■ Given task ■
Carry none of the pictures over; write out the complete data exactly.

== Data

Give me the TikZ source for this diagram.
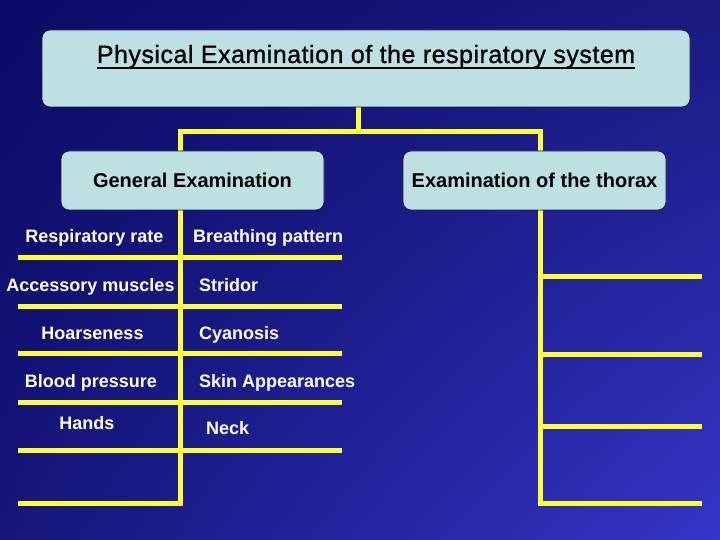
\documentclass[tikz,border=0pt]{standalone}
\usepackage{fontspec}
\setmainfont{Liberation Sans}
\usetikzlibrary{positioning,backgrounds,shadings}
\definecolor{rsnavy}{HTML}{0A0A66}
\definecolor{rsnavyb}{HTML}{1A1A80}
\definecolor{rsnavyc}{HTML}{15157A}
\definecolor{rsblue}{HTML}{3535C8}
\definecolor{rsbox}{HTML}{BDE0E3}
\definecolor{rsedge}{HTML}{1A1A40}
\definecolor{rsyellow}{HTML}{FFFF33}
\pgfdeclarelayer{wires}
\pgfsetlayers{background,wires,main}

\begin{document}
\begin{tikzpicture}[x=1pt, y=-1pt,
    panel/.style={draw=rsedge, fill=rsbox, rounded corners=8pt, line width=0.8pt, inner sep=0pt},
    wire/.style={draw=rsyellow, line width=5pt, line join=miter},
    boxfont/.style={font=\bfseries\fontsize{20}{24}\selectfont, text=black},
    item/.style={font=\bfseries\fontsize{18}{22}\selectfont, text=white, inner sep=0pt},
    leftitem/.style={item, anchor=base},
    rightitem/.style={item, anchor=base west}]
  \useasboundingbox (0,0) rectangle (720,540);

  % Background
  \begin{pgfonlayer}{background}
    \shade[upper left=rsnavy, upper right=rsnavyb, lower left=rsnavyc, lower right=rsblue]
      (0,0) rectangle (720,540);
  \end{pgfonlayer}

  % Title box
  \node[panel, minimum width=648pt, minimum height=77pt] (title) at (366,68.5) {};
  \node[font=\fontsize{25}{29}\selectfont\addfontfeatures{LetterSpace=2,FakeBold=1}, anchor=base, inner sep=0pt] (heading) at (366,63)
    {Physical Examination of the respiratory system};
  \draw[line width=1.6pt] ([yshift=-5pt]heading.base west) -- ([yshift=-5pt]heading.base east);

  % Branch boxes
  \node[panel, boxfont, minimum width=263pt, minimum height=59pt] (general) at (192.5,180.5) {General Examination};
  \node[panel, boxfont, minimum width=263pt, minimum height=59pt] (thorax) at (534.5,180.5) {Examination of the thorax};

  % Spine coordinates
  \coordinate (split) at (358,132);
  \coordinate (lspine) at (180,132);
  \coordinate (rspine) at (540,132);
  \coordinate (lend) at (18,503);
  \coordinate (rend) at (702,503);

  % Yellow lines
  \begin{pgfonlayer}{wires}
    \draw[wire] (title.south -| split) -- (split);
    \draw[wire] (lend) -| (lspine) -- (rspine) |- (rend);
    \foreach \y in {257,306,353,402,450}
      \draw[wire] (18,\y) -- (342,\y);
    \foreach \y in {276,354,426}
      \draw[wire] (540,\y) -- (702,\y);
  \end{pgfonlayer}

  % General examination items
  \node[leftitem] (rate) at (94.5,243) {Respiratory rate};
  \node[leftitem] (muscles) at (90.5,291) {Accessory muscles};
  \node[leftitem] (hoarse) at (92.5,339) {Hoarseness};
  \node[leftitem] (bp) at (91,387) {Blood pressure};
  \node[leftitem] (hands) at (87,429) {Hands};

  \node[rightitem] (breathing) at (193,243) {Breathing pattern};
  \node[rightitem] (stridor) at (199,291) {Stridor};
  \node[rightitem] (cyanosis) at (199,339) {Cyanosis};
  \node[rightitem] (skin) at (199,387) {Skin Appearances};
  \node[rightitem] (neck) at (206,434) {Neck};
\end{tikzpicture}
\end{document}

====

■ The reply ■
Give me the TikZ source for this diagram.
\documentclass[tikz,border=0pt]{standalone}
\usepackage{fontspec}
\setmainfont{Liberation Sans}
\usetikzlibrary{positioning,backgrounds,shadings}
\definecolor{rsnavy}{HTML}{0A0A66}
\definecolor{rsnavyb}{HTML}{1A1A80}
\definecolor{rsnavyc}{HTML}{15157A}
\definecolor{rsblue}{HTML}{3535C8}
\definecolor{rsbox}{HTML}{BDE0E3}
\definecolor{rsedge}{HTML}{1A1A40}
\definecolor{rsyellow}{HTML}{FFFF33}
\pgfdeclarelayer{wires}
\pgfsetlayers{background,wires,main}

\begin{document}
\begin{tikzpicture}[x=1pt, y=-1pt,
    panel/.style={draw=rsedge, fill=rsbox, rounded corners=8pt, line width=0.8pt, inner sep=0pt},
    wire/.style={draw=rsyellow, line width=5pt, line join=miter},
    boxfont/.style={font=\bfseries\fontsize{20}{24}\selectfont, text=black},
    item/.style={font=\bfseries\fontsize{18}{22}\selectfont, text=white, inner sep=0pt},
    leftitem/.style={item, anchor=base},
    rightitem/.style={item, anchor=base west}]
  \useasboundingbox (0,0) rectangle (720,540);

  % Background
  \begin{pgfonlayer}{background}
    \shade[upper left=rsnavy, upper right=rsnavyb, lower left=rsnavyc, lower right=rsblue]
      (0,0) rectangle (720,540);
  \end{pgfonlayer}

  % Title box
  \node[panel, minimum width=648pt, minimum height=77pt] (title) at (366,68.5) {};
  \node[font=\fontsize{25}{29}\selectfont\addfontfeatures{LetterSpace=2,FakeBold=1}, anchor=base, inner sep=0pt] (heading) at (366,63)
    {Physical Examination of the respiratory system};
  \draw[line width=1.6pt] ([yshift=-5pt]heading.base west) -- ([yshift=-5pt]heading.base east);

  % Branch boxes
  \node[panel, boxfont, minimum width=263pt, minimum height=59pt] (general) at (192.5,180.5) {General Examination};
  \node[panel, boxfont, minimum width=263pt, minimum height=59pt] (thorax) at (534.5,180.5) {Examination of the thorax};

  % Spine coordinates
  \coordinate (split) at (358,132);
  \coordinate (lspine) at (180,132);
  \coordinate (rspine) at (540,132);
  \coordinate (lend) at (18,503);
  \coordinate (rend) at (702,503);

  % Yellow lines
  \begin{pgfonlayer}{wires}
    \draw[wire] (title.south -| split) -- (split);
    \draw[wire] (lend) -| (lspine) -- (rspine) |- (rend);
    \foreach \y in {257,306,353,402,450}
      \draw[wire] (18,\y) -- (342,\y);
    \foreach \y in {276,354,426}
      \draw[wire] (540,\y) -- (702,\y);
  \end{pgfonlayer}

  % General examination items
  \node[leftitem] (rate) at (94.5,243) {Respiratory rate};
  \node[leftitem] (muscles) at (90.5,291) {Accessory muscles};
  \node[leftitem] (hoarse) at (92.5,339) {Hoarseness};
  \node[leftitem] (bp) at (91,387) {Blood pressure};
  \node[leftitem] (hands) at (87,429) {Hands};

  \node[rightitem] (breathing) at (193,243) {Breathing pattern};
  \node[rightitem] (stridor) at (199,291) {Stridor};
  \node[rightitem] (cyanosis) at (199,339) {Cyanosis};
  \node[rightitem] (skin) at (199,387) {Skin Appearances};
  \node[rightitem] (neck) at (206,434) {Neck};
\end{tikzpicture}
\end{document}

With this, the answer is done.